Project Manufacturing & Aerospace: Made for Each Other

Aerospace manufacturing presents a number of unique challenges for companies that build products in that arena.  Many of these challenges can be mitigated when the business adopts a project-based manufacturing model. This is true for Australian based aerospace companies, as well as for manufacturing operations located in Australia, that are part of extended international companies.

There are a number of reasons why aerospace manufacturing is helped with a project management orientation. Here are a few:

  • Aerospace products are typically built to very tight specifications. The business will want to be sure that each iteration of product delivered to the customer meets the exacting specifications as identified in the customer’s procurement documents. Project based manufacturing provides specific milestones and sign-offs that document how each product produced has met those exacting requirements.
  • Aerospace product acquisitions are frequently contract driven with demanding cost allocation support requirements built into the specs. These are typically subject to audit. Businesses want to be able to clearly establish cost parameters for allocating indirect costs over the individual product produced and the project in general. Project-based management is set up to track those types of financial processes in a manner that is generally accepted by financial authority.
  • Aerospace businesses usually serve multiple customers, building multiple products with varying degrees of similarity and specified performance requirements.

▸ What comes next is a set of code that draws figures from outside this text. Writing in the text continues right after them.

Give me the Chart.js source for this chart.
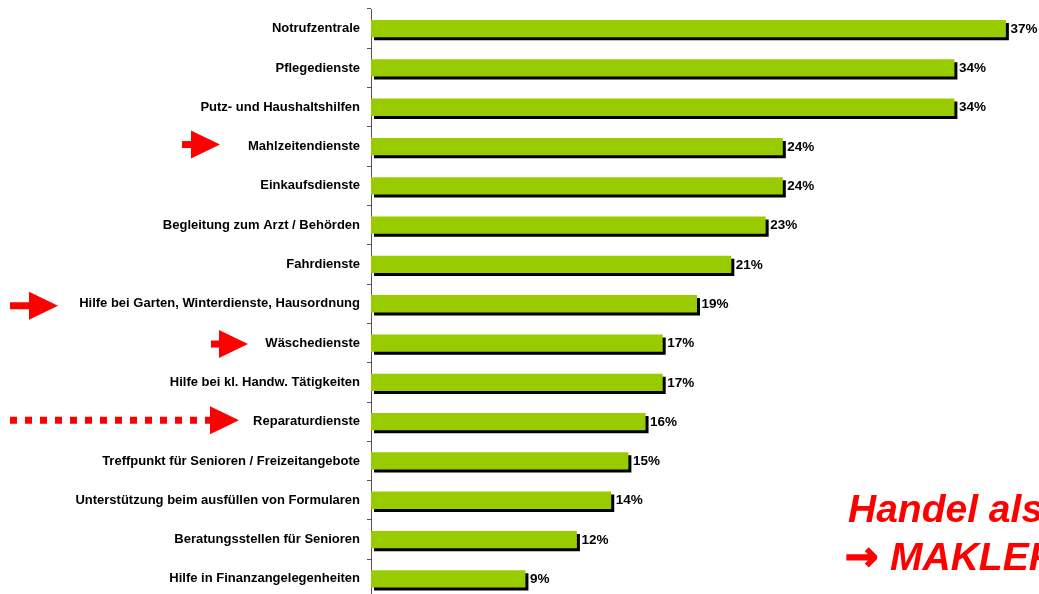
<!DOCTYPE html>
<html>
<head>
<meta charset="utf-8">
<script src="https://cdn.jsdelivr.net/npm/chart.js@4/dist/chart.umd.min.js"></script>
<style>
    html, body { margin: 0; padding: 0; background: #fff; overflow: hidden; }
</style>
</head>
<body>
<canvas id="servicesChart" width="1039" height="600"></canvas>
<script>
// Chart data
const categories = [
    'Notrufzentrale',
    'Pflegedienste',
    'Putz- und Haushaltshilfen',
    'Mahlzeitendienste',
    'Einkaufsdienste',
    'Begleitung zum Arzt / Behörden',
    'Fahrdienste',
    'Hilfe bei Garten, Winterdienste, Hausordnung',
    'Wäschedienste',
    'Hilfe bei kl. Handw. Tätigkeiten',
    'Reparaturdienste',
    'Treffpunkt für Senioren / Freizeitangebote',
    'Unterstützung beim ausfüllen von Formularen',
    'Beratungsstellen für Senioren',
    'Hilfe in Finanzangelegenheiten'
];
const shares = [37, 34, 34, 24, 24, 23, 21, 19, 17, 17, 16, 15, 14, 12, 9];
const markedSolid = ['Mahlzeitendienste', 'Hilfe bei Garten, Winterdienste, Hausordnung', 'Wäschedienste'];
const markedDotted = ['Reparaturdienste'];
const noteLines = ['Handel als', '\u2192 MAKLER'];

const FONT = '"Liberation Sans", Arial, sans-serif';

// Drop shadow for the bars, value labels, arrows and the red note
const decorPlugin = {
    id: 'decor',
    beforeDatasetsDraw(chart) {
        const ctx = chart.ctx;
        ctx.save();
        ctx.shadowColor = '#000';
        ctx.shadowOffsetX = 3;
        ctx.shadowOffsetY = 3;
        ctx.shadowBlur = 0;
    },
    afterDatasetsDraw(chart) {
        const ctx = chart.ctx;
        ctx.restore();

        // Value labels
        ctx.save();
        ctx.font = 'bold 13.5px ' + FONT;
        ctx.fillStyle = '#000';
        ctx.textAlign = 'left';
        ctx.textBaseline = 'middle';
        chart.getDatasetMeta(0).data.forEach((bar, i) => {
            ctx.fillText(shares[i] + '%', bar.x + 4.5, bar.y + 0.5);
        });
        ctx.restore();
    },
    afterDraw(chart) {
        const ctx = chart.ctx;
        const yScale = chart.scales.y;

        function arrow(y, shaftStart, headStart, dotted) {
            ctx.save();
            ctx.fillStyle = '#ff0000';
            ctx.strokeStyle = '#ff0000';
            if (dotted) {
                ctx.lineWidth = 7;
                ctx.setLineDash([7, 8]);
                ctx.beginPath();
                ctx.moveTo(shaftStart, y);
                ctx.lineTo(headStart + 2, y);
                ctx.stroke();
            } else {
                ctx.fillRect(shaftStart, y - 3.5, headStart - shaftStart + 1, 7);
            }
            ctx.beginPath();
            ctx.moveTo(headStart, y - 14);
            ctx.lineTo(headStart + 29, y);
            ctx.lineTo(headStart, y + 14);
            ctx.closePath();
            ctx.fill();
            ctx.restore();
        }

        const solidX = {
            'Mahlzeitendienste': [182, 191, -2],
            'Hilfe bei Garten, Winterdienste, Hausordnung': [10, 29, 2],
            'Wäschedienste': [211, 219, 1]
        };
        markedSolid.forEach(name => {
            const y = yScale.getPixelForValue(categories.indexOf(name));
            const p = solidX[name];
            arrow(y + p[2], p[0], p[1], false);
        });
        markedDotted.forEach(name => {
            const y = yScale.getPixelForValue(categories.indexOf(name));
            arrow(y - 1.5, 10, 210, true);
        });

        // Red note, cut off at the right edge
        ctx.save();
        ctx.fillStyle = '#ff0000';
        ctx.strokeStyle = '#ff0000';
        ctx.textAlign = 'left';
        ctx.textBaseline = 'alphabetic';
        ctx.font = 'italic bold 39px ' + FONT;
        ctx.fillText(noteLines[0], 848, 522);
        const arrowChar = noteLines[1].charAt(0);
        const rest = noteLines[1].slice(1).trim();
        ctx.fillText(rest, 890, 570);
        ctx.font = 'bold 40px "DejaVu Sans", sans-serif';
        ctx.lineWidth = 1.5;
        ctx.fillText(arrowChar, 845, 570);
        ctx.strokeText(arrowChar, 845, 570);
        ctx.restore();
    }
};

new Chart(document.getElementById('servicesChart'), {
    type: 'bar',
    data: {
        labels: categories,
        datasets: [{
            data: shares,
            backgroundColor: '#99cc00',
            borderWidth: 0,
            categoryPercentage: 1,
            barPercentage: 0.44
        }]
    },
    options: {
        indexAxis: 'y',
        responsive: false,
        animation: false,
        events: [],
        layout: {
            padding: { top: 9, bottom: 1.5, left: 0, right: 0 }
        },
        plugins: {
            legend: { display: false },
            tooltip: { enabled: false }
        },
        scales: {
            x: {
                display: false,
                min: 0,
                max: 38.93
            },
            y: {
                afterFit: function(scale) {
                    scale.width = 371;
                    scale.paddingTop = 0;
                    scale.paddingBottom = 0;
                },
                grid: {
                    drawOnChartArea: false,
                    tickLength: 4,
                    color: '#555',
                    offset: true
                },
                border: {
                    color: '#555',
                    width: 1
                },
                ticks: {
                    padding: 7,
                    color: '#000',
                    font: { family: FONT, size: 13, weight: 'bold' }
                }
            }
        }
    },
    plugins: [decorPlugin]
});
</script>
</body>
</html>
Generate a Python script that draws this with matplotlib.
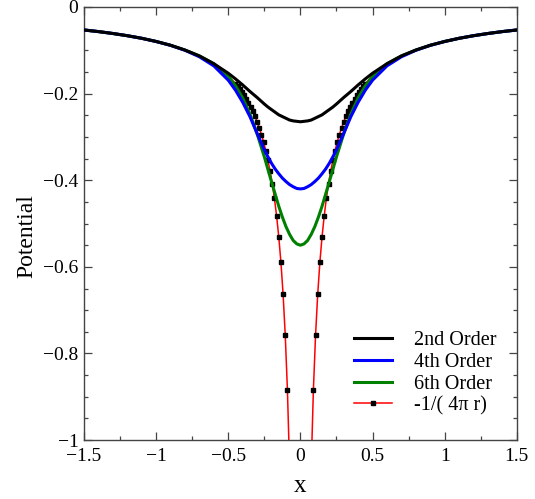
import numpy as np
import matplotlib.pyplot as plt
from matplotlib.ticker import MultipleLocator

plt.rcParams['font.family'] = ['Liberation Serif', 'DejaVu Serif']
plt.rcParams['axes.unicode_minus'] = True

# ========================
# DATA (one side, x >= 0; curves are symmetric about x = 0)
# ========================
x_half = [0.0, 0.025, 0.05, 0.075, 0.1, 0.125, 0.15, 0.175, 0.2, 0.225, 0.25,
          0.3, 0.35, 0.4, 0.45, 0.5,
          0.6, 0.7, 0.8, 0.9, 1.0, 1.1, 1.2, 1.3, 1.4, 1.5]

order2 = [-0.265, -0.264, -0.263, -0.261, -0.257, -0.253, -0.249, -0.243, -0.237, -0.231, -0.224,
          -0.209, -0.195, -0.180, -0.166, -0.153,
          -0.131, -0.113, -0.0994, -0.0884, -0.0796, -0.0723, -0.0663, -0.0612, -0.0568, -0.0531]

order4 = [-0.420, -0.419, -0.415, -0.410, -0.403, -0.395, -0.385, -0.374, -0.361, -0.346, -0.330,
          -0.292, -0.253, -0.220, -0.192, -0.169,
          -0.136, -0.115, -0.1000, -0.0886, -0.0797, -0.0723, -0.0663, -0.0612, -0.0568, -0.0531]

order6 = [-0.550, -0.547, -0.539, -0.525, -0.507, -0.485, -0.460, -0.432, -0.404, -0.375, -0.346,
          -0.293, -0.247, -0.210, -0.182, -0.160,
          -0.131, -0.113, -0.0995, -0.0884, -0.0796, -0.0723, -0.0663, -0.0612, -0.0568, -0.0531]

# exact -1/(4 pi r), sampled every 0.015 near the core, coarser further out
exact_x = [0.075, 0.09, 0.105, 0.12, 0.135, 0.15, 0.165, 0.18, 0.195, 0.21, 0.225, 0.24,
           0.255, 0.27, 0.285, 0.30, 0.315, 0.33, 0.345, 0.36, 0.375, 0.39, 0.405, 0.42,
           0.435, 0.45, 0.5, 0.6, 0.7, 0.8, 0.9, 1.0, 1.1, 1.2, 1.3, 1.4, 1.5]
exact_y = [-1.061, -0.8842, -0.7579, -0.6631, -0.5895, -0.5305, -0.4823, -0.4421, -0.4081,
           -0.3789, -0.3537, -0.3316, -0.3121, -0.2947, -0.2792, -0.2653, -0.2526, -0.2411,
           -0.2307, -0.2210, -0.2122, -0.2040, -0.1965, -0.1895, -0.1829, -0.1768, -0.1592,
           -0.1326, -0.1137, -0.0995, -0.0884, -0.0796, -0.0723, -0.0663, -0.0612, -0.0568, -0.0531]
n_marked = 26  # markers on the finely sampled points only

xtick_vals = [-1.5, -1, -0.5, 0, 0.5, 1, 1.5]
xtick_labels = ['\u22121.5', '\u22121', '\u22120.5', '0', '0.5', '1', '1.5']
ytick_vals = [0, -0.2, -0.4, -0.6, -0.8, -1]
ytick_labels = ['0', '\u22120.2', '\u22120.4', '\u22120.6', '\u22120.8', '\u22121']


def mirror(xs, ys):
    """Build a symmetric curve from the x >= 0 half."""
    xs = np.asarray(xs, dtype=float)
    ys = np.asarray(ys, dtype=float)
    return np.concatenate([-xs[:0:-1], xs]), np.concatenate([ys[:0:-1], ys])


fig = plt.figure(figsize=(5.35, 4.99), dpi=100)
ax = fig.add_axes([0.157, 0.118, 0.809, 0.868])

# exact solution, two branches (singular at r = 0)
ex = np.asarray(exact_x)
ey = np.asarray(exact_y)
mk = dict(color='red', lw=1.1, marker='s', ms=2.2, mfc='black', mec='black',
          markevery=list(range(n_marked)), zorder=1)
ax.plot(ex, ey, label='-1/( 4\u03c0 r)', **mk)
ax.plot(-ex, ey, **mk)

xs, y6 = mirror(x_half, order6)
_, y4 = mirror(x_half, order4)
_, y2 = mirror(x_half, order2)
ax.plot(xs, y6, color='#008000', lw=2.2, zorder=2, label='6th Order')
ax.plot(xs, y4, color='#0000ff', lw=2.2, zorder=3, label='4th Order')
ax.plot(xs, y2, color='black', lw=2.2, zorder=4, label='2nd Order')

ax.set_xlim(-1.5, 1.5)
ax.set_ylim(-1, 0)
ax.set_xticks(xtick_vals)
ax.set_xticklabels(xtick_labels)
ax.set_yticks(ytick_vals)
ax.set_yticklabels(ytick_labels)
ax.xaxis.set_minor_locator(MultipleLocator(0.25))
ax.yaxis.set_minor_locator(MultipleLocator(0.05))
ax.tick_params(which='both', direction='in', top=True, right=True,
               color='#444444', labelsize=14)
ax.tick_params(axis='x', pad=6)
ax.tick_params(axis='y', pad=4)
ax.tick_params(which='major', length=6, width=0.9)
ax.tick_params(which='minor', length=3, width=0.9)
for sp in ax.spines.values():
    sp.set_color('#444444')
    sp.set_linewidth(1.0)

ax.set_xlabel('x', fontsize=18, labelpad=7)
ax.set_ylabel('Potential', fontsize=17)
ax.yaxis.set_label_coords(-0.108, 0.47)

handles, labels = ax.get_legend_handles_labels()
order = [3, 2, 1, 0]
ax.legend([handles[i] for i in order], [labels[i] for i in order],
          loc='lower right', bbox_to_anchor=(0.995, 0.015), frameon=False,
          fontsize=14.5, handlelength=1.9, labelspacing=0.13, handletextpad=1.1)

fig.savefig('out.png', dpi=100)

The ability to segregate effort, supply and part acquisition sources and costs, as well as quality testing, is essential. Adopting a project view facilitates the segregation of this information which supports the business’ ability to document and certify their performance for each customer.
  • Compliance issues specific to the individual product acquisition are best addressed under the product management orientation, as well. This covers everything from knowing what companies provide supplies and parts, what employees are allowed access to the production of the product, cost supported pricing of the product and price comparison to commercial markets and quality testing processes used, and documentation of, testing results. Federal contracts frequently allow for extreme penalties against companies and employees that avoid, falsify certify compliance or otherwise fail to comply.

It should also be noted that project manufacturing does not need to be adopted by the entire enterprise. If your operation builds product for Aerospace in Sydney and you have other facilities building products for Agriculture or Mining in Brisbane, Perth or off-shore, those facilities can operate in whatever mode best suits their needs.

Aerospace is a demanding, highly scrutinised and highly regulated manufacturing market segment. Project manufacturing can mean the difference between success and failure on so many levels. If you want to maximise your chances for success, serious consideration should be given to adopting project based manufacturing in your aerospace production facilities and operations.